▶ Exercise material
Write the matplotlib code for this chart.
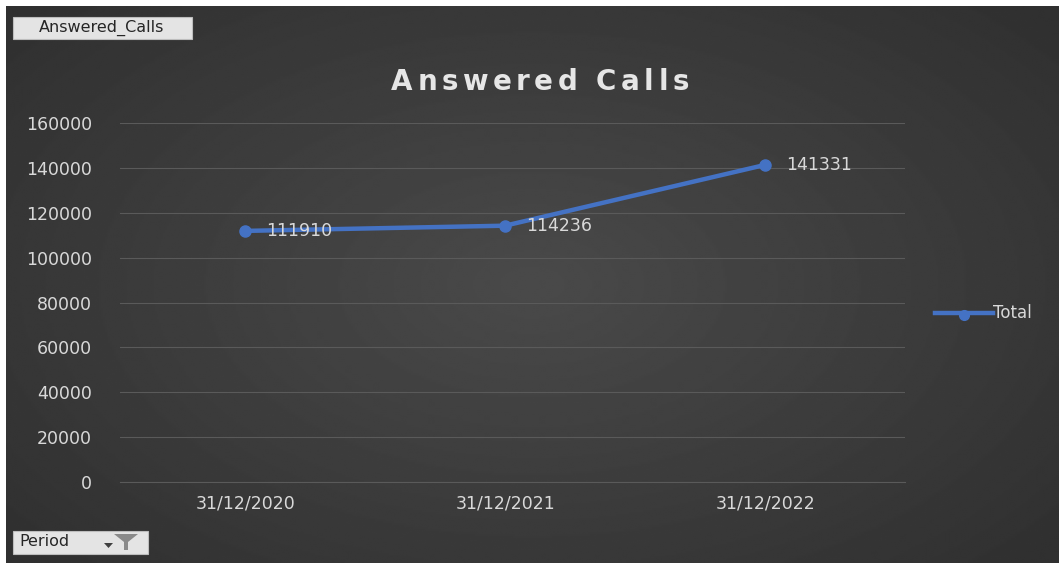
import numpy as np
import matplotlib.pyplot as plt
from matplotlib.patches import Rectangle, Polygon

# pivot chart data
periods = ["31/12/2020", "31/12/2021", "31/12/2022"]
answered = [111910, 114236, 141331]
y_ticks = [0, 20000, 40000, 60000, 80000, 100000, 120000, 140000, 160000]

W, H = 1059, 563
fig = plt.figure(figsize=(W / 100, H / 100), dpi=100)
fig.patch.set_facecolor("white")

# dark radial-gradient chart area background
bg = fig.add_axes([6 / W, 0, 1 - 6 / W, 1 - 6 / H])
yy, xx = np.mgrid[-1:1:300j, -1:1:560j]
r = np.sqrt((xx / 1.0) ** 2 + (yy / 1.1) ** 2)
bg.imshow(0.29 - 0.10 * np.clip(r, 0, 1.3) / 1.3, cmap="gray", vmin=0, vmax=1,
          aspect="auto", extent=[0, 1, 0, 1], interpolation="bilinear")
bg.set_axis_off()

ax = fig.add_axes([120 / W, 1 - 482 / H, 785 / W, (482 - 123) / H])
ax.set_facecolor("none")
x = np.arange(len(periods))
ax.plot(x, answered, color="#4472C4", lw=3.2, marker="o", ms=8,
        solid_capstyle="round", zorder=3)
for xi, v in zip(x, answered):
    ax.annotate(str(v), (xi, v), xytext=(15, 0), textcoords="offset points",
                color="#d9d9d9", fontsize=12.5, va="center", ha="left", zorder=4)

ax.set_xlim(-0.481, 2.538)
ax.set_ylim(0, 160000)
ax.set_yticks(y_ticks)
ax.set_yticklabels([str(t) for t in y_ticks])
ax.set_xticks(x)
ax.set_xticklabels(periods)
ax.grid(axis="y", color="#5a5a5a", lw=0.8)
ax.set_axisbelow(True)
ax.tick_params(axis="y", length=0, pad=20, labelcolor="#d9d9d9", labelsize=12.5)
ax.tick_params(axis="x", length=0, pad=9, labelcolor="#d9d9d9", labelsize=12.5)
for s in ax.spines.values():
    s.set_visible(False)
ax.spines["bottom"].set_visible(True)
ax.spines["bottom"].set_color("#5a5a5a")

# letter-spaced title, one glyph at a time
title = "Answered Calls"
renderer = fig.canvas.get_renderer()
props = dict(color="#e6e6e6", fontsize=20, fontweight="bold", va="center")
track = 4.5
widths = []
for ch in title:
    t = fig.text(0, 0, ch if ch != " " else "i", **props)
    widths.append(t.get_window_extent(renderer).width)
    t.remove()
total = sum(widths) + track * (len(title) - 1)
cx = 540 - total / 2
for ch, w in zip(title, widths):
    if ch != " ":
        fig.text(cx / W, 1 - 82 / H, ch, ha="left", **props)
    cx += w + track

# legend entry
fig.add_artist(plt.Line2D([935 / W, 993 / W], [1 - 313 / H] * 2, color="#4472C4",
                          lw=3.2, transform=fig.transFigure))
fig.add_artist(plt.Line2D([964 / W], [1 - 315 / H], color="#4472C4", marker="o",
                          ms=7, transform=fig.transFigure))
fig.text(993 / W, 1 - 313 / H, "Total", color="#d9d9d9", fontsize=12, va="center")

# pivot field buttons
fig.add_artist(Rectangle((13 / W, 1 - 39 / H), 179 / W, 22 / H, facecolor="#e4e4e4",
                         edgecolor="#bdbdbd", lw=0.8, transform=fig.transFigure))
fig.text(102 / W, 1 - 28 / H, "Answered_Calls", color="#262626", fontsize=11.5,
         va="center", ha="center")
fig.add_artist(Rectangle((13 / W, 1 - 554 / H), 135 / W, 23 / H, facecolor="#e4e4e4",
                         edgecolor="#bdbdbd", lw=0.8, transform=fig.transFigure))
fig.text(19 / W, 1 - 542 / H, "Period", color="#262626", fontsize=11.5, va="center")
fig.add_artist(Polygon([(104 / W, 1 - 543 / H), (113 / W, 1 - 543 / H),
                        (108.5 / W, 1 - 548 / H)], closed=True, facecolor="#404040",
                       transform=fig.transFigure))
fig.add_artist(Polygon([(114 / W, 1 - 534 / H), (138 / W, 1 - 534 / H),
                        (128 / W, 1 - 542 / H), (128 / W, 1 - 550 / H),
                        (124 / W, 1 - 550 / H), (124 / W, 1 - 542 / H)],
                       closed=True, facecolor="#8a8a8a", transform=fig.transFigure))

fig.savefig("out.png", dpi=100)
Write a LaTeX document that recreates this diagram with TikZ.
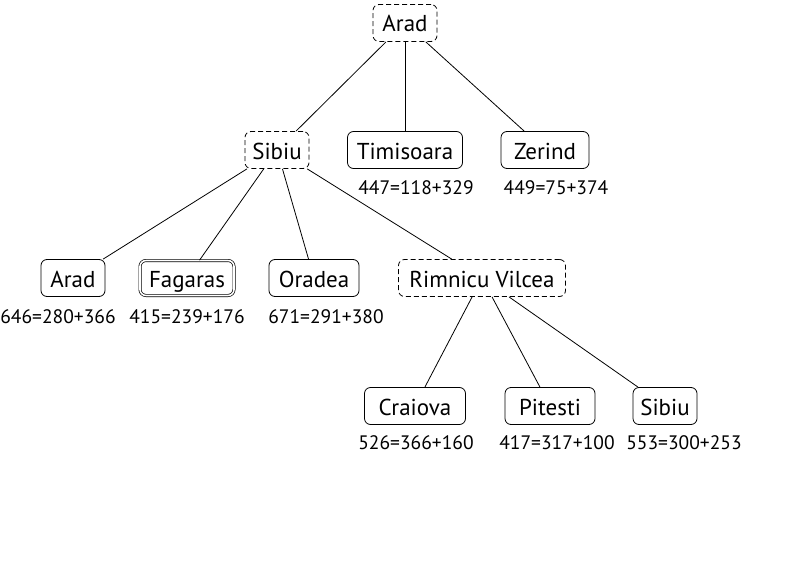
\documentclass[tikz,border=0pt]{standalone}
\usepackage{fontspec}
\setmainfont{PT Sans}
\begin{document}
\begin{tikzpicture}[x=1pt,y=-1pt,
  city/.style={draw, rounded corners=6pt, minimum height=37pt, inner xsep=4pt, inner ysep=2pt, text height=19pt, text depth=1pt, font=\fontsize{23}{27}\selectfont, line width=0.8pt},
  open/.style={city, dashed, dash pattern=on 5pt off 3pt},
  goal/.style={city, double, double distance=1.6pt, line width=0.7pt},
  cost/.style={font=\fontsize{19.5}{23}\selectfont, inner sep=0pt},
  edge/.style={line width=0.8pt}]
\useasboundingbox (0,0) rectangle (800,583);
\node[open, minimum width=64pt] (arad) at (405,23) {Arad};
\node[open, minimum width=64pt] (sibiu) at (277,150) {Sibiu};
\node[city, minimum width=115pt] (timi) at (405,150) {Timisoara};
\node[city, minimum width=88pt] (zer) at (545,150) {Zerind};
\node[city, minimum width=64pt] (arad2) at (73,278) {Arad};
\node[goal, minimum width=94pt, minimum height=35pt] (fag) at (187,278) {Fagaras};
\node[city, minimum width=90pt] (ora) at (314,278) {Oradea};
\node[open, minimum width=167pt] (rim) at (482,278) {Rimnicu Vilcea};
\node[city, minimum width=101pt] (cra) at (415,406) {Craiova};
\node[city, minimum width=90pt] (pit) at (550,406) {Pitesti};
\node[city, minimum width=64pt] (sib2) at (665,406) {Sibiu};
\node[cost] (ctimi) at (416,188) {447=118+329};
\node[cost] (czer) at (556,188) {449=75+374};
\node[cost] (carad2) at (58,317) {646=280+366};
\node[cost] (cfag) at (187,317) {415=239+176};
\node[cost] (cora) at (326,317) {671=291+380};
\node[cost] (ccra) at (416,443) {526=366+160};
\node[cost] (cpit) at (557,443) {417=317+100};
\node[cost] (csib2) at (684,443) {553=300+253};
\draw[edge] (arad) -- (sibiu);
\draw[edge] (arad) -- (timi);
\draw[edge] (arad) -- (zer);
\draw[edge] (sibiu) -- (arad2);
\draw[edge] (sibiu) -- (fag);
\draw[edge] (sibiu) -- (ora);
\draw[edge] (sibiu) -- (rim);
\draw[edge] (rim) -- (cra);
\draw[edge] (rim) -- (pit);
\draw[edge] (rim) -- (sib2);
\end{tikzpicture}
\end{document}
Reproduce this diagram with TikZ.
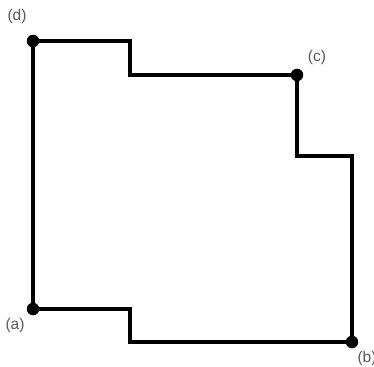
\documentclass[tikz,border=0pt]{standalone}
\usepackage{fontspec}
\setmainfont{Liberation Sans}
\usepackage{tikz}
\usetikzlibrary{positioning}
\definecolor{labelgray}{RGB}{88,88,98}
\tikzstyle{corner} = [circle,fill=black,inner sep=0pt,minimum size=12.5pt]
\tikzstyle{tag} = [text=labelgray,font=\fontsize{15.5}{18}\selectfont,inner sep=0pt]
\tikzstyle{wall} = [line width=3.2pt,line join=miter]

\begin{document}
\begin{tikzpicture}[x=1pt,y=-1pt]
	\useasboundingbox (0,0) rectangle (374,366);
	\def \step {130}
	% corner points
	\node (d) at (33,41) [corner] {};
	\node (c) at (297,75) [corner] {};
	\node (a) at (33,309) [corner] {};
	\node (b) at (352,342) [corner] {};
	\coordinate (s1) at (\step,75);
	\coordinate (s2) at (352,156);
	\coordinate (s3) at (\step,309);
	% outline
	\draw [wall] (d.center) -| (s1) -- (c.center) |- (s2) -- (b.center) -| (s3) -- (a.center) -- cycle;
	\node (ld) at (17,16) [tag] {(d)};
	\node (lc) at (317,57) [tag] {(c)};
	\node (la) at (15,325) [tag] {(a)};
	\node (lb) at (367,358) [tag] {(b)};
\end{tikzpicture}
\end{document}
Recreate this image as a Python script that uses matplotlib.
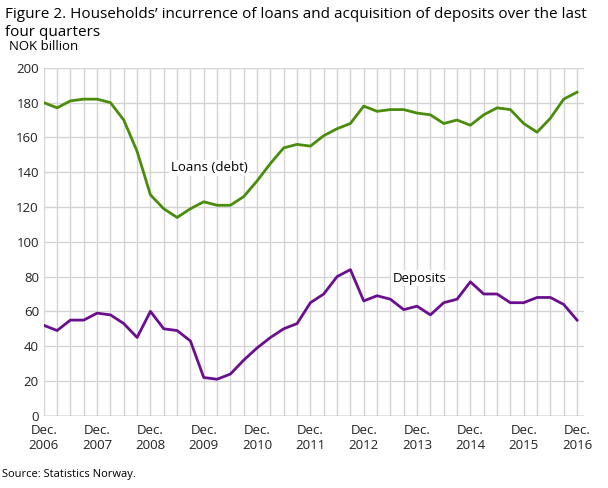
import matplotlib
matplotlib.use("Agg")
import matplotlib.pyplot as plt

plt.rcParams['font.family'] = ['Open Sans', 'DejaVu Sans']

loans = [180,177,181,182,182,180,170,152,127,119,114,119,123,121,121,126,135,145,154,156,155,161,165,168,178,175,176,176,174,173,168,170,167,173,177,176,168,163,171,182,186]
deposits = [52,49,55,55,59,58,53,45,60,50,49,43,22,21,24,32,39,45,50,53,65,70,80,84,66,69,67,61,63,58,65,67,77,70,70,65,65,68,68,64,55]
years = list(range(2006, 2017))
tick_labels = [f"Dec.\n{y}" for y in years]

x = list(range(len(loans)))
fig = plt.figure(figsize=(6.08, 4.88), dpi=100)
ax = fig.add_axes([0.072, 0.148, 0.888, 0.713])
ax.plot(x, loans, color='#4a8c0c', lw=2, zorder=3)
ax.plot(x, deposits, color='#6a0f8e', lw=2, zorder=3)
ax.set_xlim(0, 40.5)
ax.set_ylim(0, 200)
ax.set_yticks(range(0, 201, 20))
ax.set_xticks(x, minor=True)
ax.set_xticks(range(0, 41, 4))
ax.set_xticklabels(tick_labels)
ax.grid(True, which='both', color='#d4d4d4', lw=1, zorder=0)
ax.tick_params(which='both', length=0, labelsize=9.5, colors='#222222')
ax.tick_params(axis='x', pad=6)
for s in ax.spines.values():
    s.set_visible(False)
ax.axhline(0, color='#999999', lw=1)
ax.text(12.4, 142.5, 'Loans (debt)', ha='center', va='center', fontsize=9.5, zorder=2,
        bbox=dict(facecolor='white', edgecolor='none', pad=1))
ax.text(28.2, 79, 'Deposits', ha='center', va='center', fontsize=9.5, zorder=2,
        bbox=dict(facecolor='white', edgecolor='none', pad=1))
fig.text(0.008, 0.985, "Figure 2. Households’ incurrence of loans and acquisition of deposits over the last\nfour quarters",
         ha='left', va='top', fontsize=11, linespacing=1.25)
fig.text(0.015, 0.905, 'NOK billion', fontsize=9.5, va='center')
fig.text(0.003, 0.016, 'Source: Statistics Norway.', fontsize=8, va='bottom')
fig.savefig('out.png', dpi=100)
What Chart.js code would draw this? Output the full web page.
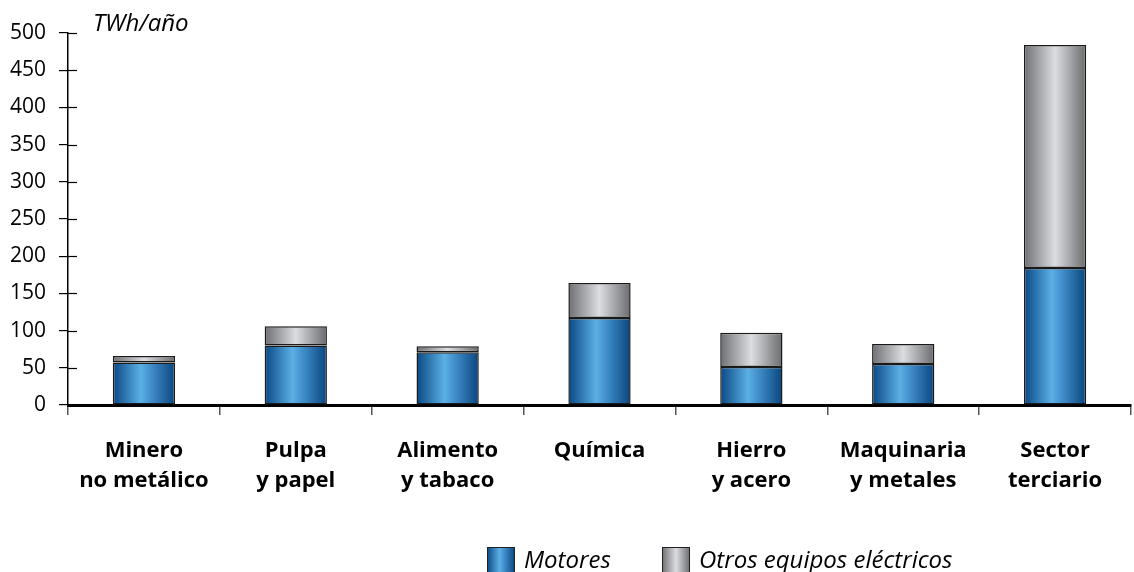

▶ Goal
Return every line holding the word "code" from the records.

▶ Exercise answer
Write the matplotlib code for this chart.
What Chart.js code would draw this? Output the full web page.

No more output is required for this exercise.